:: Data shown

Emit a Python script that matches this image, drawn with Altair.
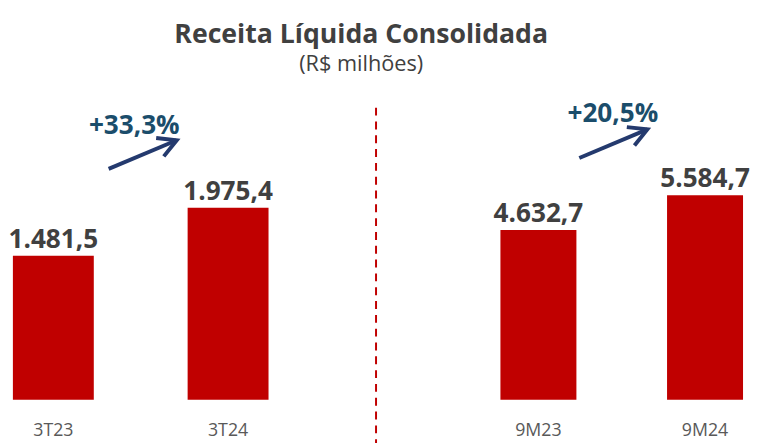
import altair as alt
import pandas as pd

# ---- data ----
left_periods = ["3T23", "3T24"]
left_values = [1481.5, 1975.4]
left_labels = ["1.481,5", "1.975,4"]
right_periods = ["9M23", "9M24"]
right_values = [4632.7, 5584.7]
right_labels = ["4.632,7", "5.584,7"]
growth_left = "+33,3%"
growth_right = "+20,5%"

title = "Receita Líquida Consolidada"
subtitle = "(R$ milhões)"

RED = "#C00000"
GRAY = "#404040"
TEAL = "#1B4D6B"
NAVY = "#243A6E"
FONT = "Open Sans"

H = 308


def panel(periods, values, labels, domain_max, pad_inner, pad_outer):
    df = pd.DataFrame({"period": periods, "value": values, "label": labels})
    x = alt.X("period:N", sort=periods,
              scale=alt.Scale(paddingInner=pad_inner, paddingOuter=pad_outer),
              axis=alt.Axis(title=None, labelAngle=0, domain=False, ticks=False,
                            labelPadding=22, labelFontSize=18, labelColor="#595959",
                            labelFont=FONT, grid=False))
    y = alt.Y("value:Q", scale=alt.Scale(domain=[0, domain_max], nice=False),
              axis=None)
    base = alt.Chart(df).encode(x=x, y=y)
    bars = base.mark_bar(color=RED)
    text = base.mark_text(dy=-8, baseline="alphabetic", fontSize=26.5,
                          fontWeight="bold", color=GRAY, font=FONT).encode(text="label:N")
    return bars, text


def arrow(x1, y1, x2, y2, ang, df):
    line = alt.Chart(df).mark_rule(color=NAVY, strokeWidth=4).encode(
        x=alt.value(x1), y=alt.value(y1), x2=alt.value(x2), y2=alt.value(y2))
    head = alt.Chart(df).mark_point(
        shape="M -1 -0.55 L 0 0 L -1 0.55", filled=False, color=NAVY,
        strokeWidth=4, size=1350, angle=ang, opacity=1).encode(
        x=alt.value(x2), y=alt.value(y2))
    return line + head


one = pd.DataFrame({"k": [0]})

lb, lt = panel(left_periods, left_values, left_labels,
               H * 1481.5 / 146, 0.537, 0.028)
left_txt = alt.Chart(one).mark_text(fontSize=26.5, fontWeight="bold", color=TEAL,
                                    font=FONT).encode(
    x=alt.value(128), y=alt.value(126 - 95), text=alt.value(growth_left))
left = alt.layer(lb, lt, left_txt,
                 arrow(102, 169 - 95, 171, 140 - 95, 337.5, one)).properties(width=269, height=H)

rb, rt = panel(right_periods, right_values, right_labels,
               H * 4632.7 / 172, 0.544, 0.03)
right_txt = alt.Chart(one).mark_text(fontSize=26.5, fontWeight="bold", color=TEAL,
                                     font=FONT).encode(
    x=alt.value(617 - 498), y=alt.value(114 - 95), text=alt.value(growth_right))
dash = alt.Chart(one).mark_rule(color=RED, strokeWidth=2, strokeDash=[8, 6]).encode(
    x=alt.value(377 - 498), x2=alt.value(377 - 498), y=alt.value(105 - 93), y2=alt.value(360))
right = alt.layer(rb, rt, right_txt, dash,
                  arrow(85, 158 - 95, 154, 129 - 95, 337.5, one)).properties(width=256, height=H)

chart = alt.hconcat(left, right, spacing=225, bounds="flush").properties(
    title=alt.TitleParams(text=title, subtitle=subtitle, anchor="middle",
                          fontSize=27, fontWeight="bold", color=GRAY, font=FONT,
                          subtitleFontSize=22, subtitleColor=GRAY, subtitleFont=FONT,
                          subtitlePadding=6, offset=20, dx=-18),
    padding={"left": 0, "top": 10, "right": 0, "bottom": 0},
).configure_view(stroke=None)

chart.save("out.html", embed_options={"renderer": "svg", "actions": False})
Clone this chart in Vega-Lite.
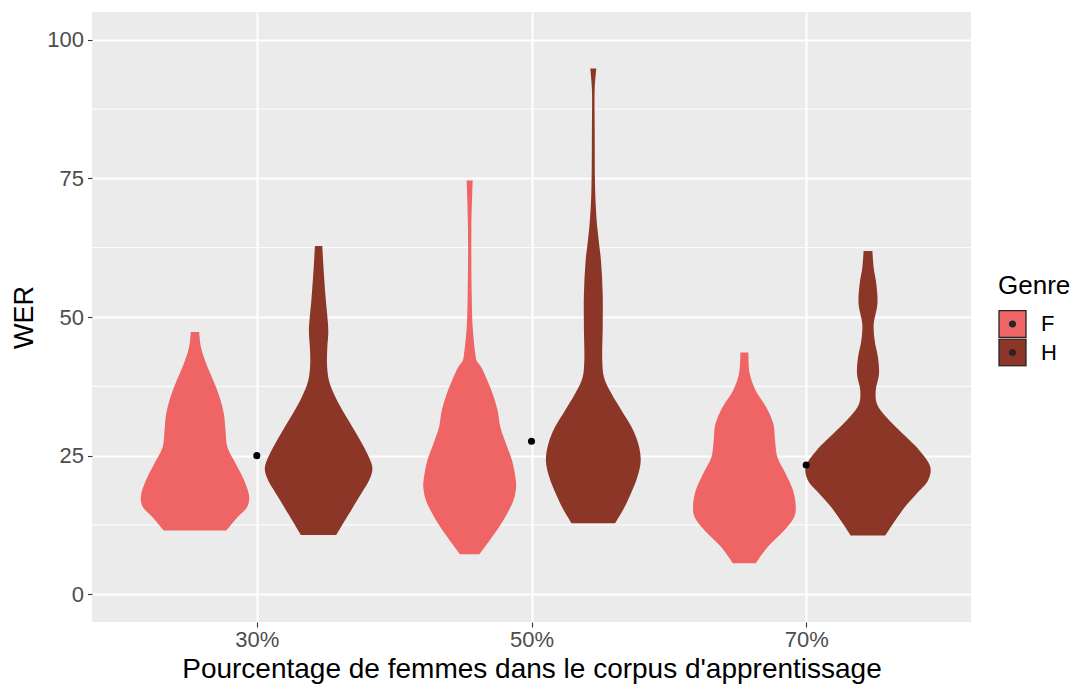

::::

**Short exercise**
Quote the records above exactly, leaving out any pictures.

**Full answer**
Emit a Python script that matches this image, drawn with Altair.
import altair as alt
import pandas as pd

# ---- data ----
left_periods = ["3T23", "3T24"]
left_values = [1481.5, 1975.4]
left_labels = ["1.481,5", "1.975,4"]
right_periods = ["9M23", "9M24"]
right_values = [4632.7, 5584.7]
right_labels = ["4.632,7", "5.584,7"]
growth_left = "+33,3%"
growth_right = "+20,5%"

title = "Receita Líquida Consolidada"
subtitle = "(R$ milhões)"

RED = "#C00000"
GRAY = "#404040"
TEAL = "#1B4D6B"
NAVY = "#243A6E"
FONT = "Open Sans"

H = 308


def panel(periods, values, labels, domain_max, pad_inner, pad_outer):
    df = pd.DataFrame({"period": periods, "value": values, "label": labels})
    x = alt.X("period:N", sort=periods,
              scale=alt.Scale(paddingInner=pad_inner, paddingOuter=pad_outer),
              axis=alt.Axis(title=None, labelAngle=0, domain=False, ticks=False,
                            labelPadding=22, labelFontSize=18, labelColor="#595959",
                            labelFont=FONT, grid=False))
    y = alt.Y("value:Q", scale=alt.Scale(domain=[0, domain_max], nice=False),
              axis=None)
    base = alt.Chart(df).encode(x=x, y=y)
    bars = base.mark_bar(color=RED)
    text = base.mark_text(dy=-8, baseline="alphabetic", fontSize=26.5,
                          fontWeight="bold", color=GRAY, font=FONT).encode(text="label:N")
    return bars, text


def arrow(x1, y1, x2, y2, ang, df):
    line = alt.Chart(df).mark_rule(color=NAVY, strokeWidth=4).encode(
        x=alt.value(x1), y=alt.value(y1), x2=alt.value(x2), y2=alt.value(y2))
    head = alt.Chart(df).mark_point(
        shape="M -1 -0.55 L 0 0 L -1 0.55", filled=False, color=NAVY,
        strokeWidth=4, size=1350, angle=ang, opacity=1).encode(
        x=alt.value(x2), y=alt.value(y2))
    return line + head


one = pd.DataFrame({"k": [0]})

lb, lt = panel(left_periods, left_values, left_labels,
               H * 1481.5 / 146, 0.537, 0.028)
left_txt = alt.Chart(one).mark_text(fontSize=26.5, fontWeight="bold", color=TEAL,
                                    font=FONT).encode(
    x=alt.value(128), y=alt.value(126 - 95), text=alt.value(growth_left))
left = alt.layer(lb, lt, left_txt,
                 arrow(102, 169 - 95, 171, 140 - 95, 337.5, one)).properties(width=269, height=H)

rb, rt = panel(right_periods, right_values, right_labels,
               H * 4632.7 / 172, 0.544, 0.03)
right_txt = alt.Chart(one).mark_text(fontSize=26.5, fontWeight="bold", color=TEAL,
                                     font=FONT).encode(
    x=alt.value(617 - 498), y=alt.value(114 - 95), text=alt.value(growth_right))
dash = alt.Chart(one).mark_rule(color=RED, strokeWidth=2, strokeDash=[8, 6]).encode(
    x=alt.value(377 - 498), x2=alt.value(377 - 498), y=alt.value(105 - 93), y2=alt.value(360))
right = alt.layer(rb, rt, right_txt, dash,
                  arrow(85, 158 - 95, 154, 129 - 95, 337.5, one)).properties(width=256, height=H)

chart = alt.hconcat(left, right, spacing=225, bounds="flush").properties(
    title=alt.TitleParams(text=title, subtitle=subtitle, anchor="middle",
                          fontSize=27, fontWeight="bold", color=GRAY, font=FONT,
                          subtitleFontSize=22, subtitleColor=GRAY, subtitleFont=FONT,
                          subtitlePadding=6, offset=20, dx=-18),
    padding={"left": 0, "top": 10, "right": 0, "bottom": 0},
).configure_view(stroke=None)

chart.save("out.html", embed_options={"renderer": "svg", "actions": False})
Clone this chart in Vega-Lite.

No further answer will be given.